The Pacers slow pace and at least the appearance of no discernible offensive plan led to an in affective offense. The Pacers ranked near the bottom of the league in points per a touch last year despite being in the top half in the number of total touches. That to me, at least, says that the Pacers may have been passing the ball when they got into the half court, but they didn’t appear to have a solid plan when they arrived there. That brings me back to my point of why these fast break points will matter for the Pacers. If they don’t find a way to add a jolt of energy into the offense, then it will be harder to produce wins relying solely on defense and the, and I quote, “league’s worst non-Philly offense last season after February 1“. That’s with George and Stephenson on the team… gulp.
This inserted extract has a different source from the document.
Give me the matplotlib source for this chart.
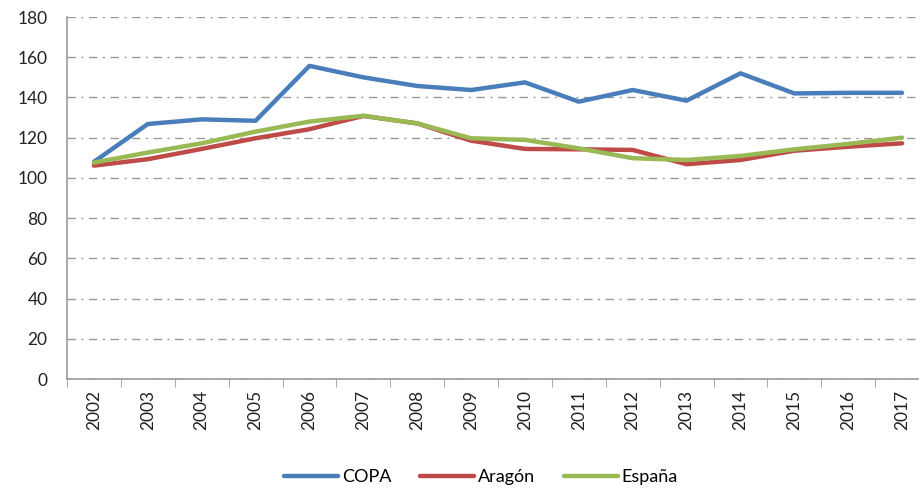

A bit of analysis from Zach Lowe.

In the wake of Paul George’s horrific injury, the Pacers will likely start Rodney Stuckey and C.J. Miles on the wing barring any upgrade to the roster. Miles can’t dribble in the half-court, and Stuckey can’t shoot. The Pacers were the league’s worst non-Philly offense last season after February 1, and it’s hard to see them sniffing league-average production on that end without both George and Lance Stephenson. No lineup without both of those guys logged more than 28 minutes last season, per NBA.com.

Stephenson and George made for a mighty, long-armed defensive pairing on the wing; Stuckey and Miles are both downgrades. Indy still has Hibbert in the middle and a sound scheme, but it could fall to something like eighth or 10th in points allowed per possession after ranking no. 1 with a bullet last season. Combine that sort of defense with a bottom-five offense, and you’ve got a team fighting for one of the last two playoff spots in the East.

Within the team, Lowe points out Vogel might have to make major changes to the offense to use Chris Copeland and Damjan Rudez properly. Bob Dylan once wrote, The times, they are a-changin.  We will find out if Ron Burgundy Vogel has ever heard that song.

Change may come from some of the free agents the Indiana is rumored to be targeting might be able to help replace some of that fast break scoring. Shawn Marion go 20.6 percent of his points on fast breaks last season, on a Dallas Maverick team that scored 11.7 percent of their points in that fashion. Chris Douglas-Roberts also could fill that role as he scored 24.8 percent of his points that way on a Charlotte Bobcats Hornets team that ran a similar pace (10.5 percent) to Indiana.

Those numbers may be larger than the players they need to replace, but with a possible drop in defensive efficiency, the Pacers are going to need to find a new way to score points.

Until we know what roster Indiana is carrying into the season, there are a lot more questions around the Pacers than answers.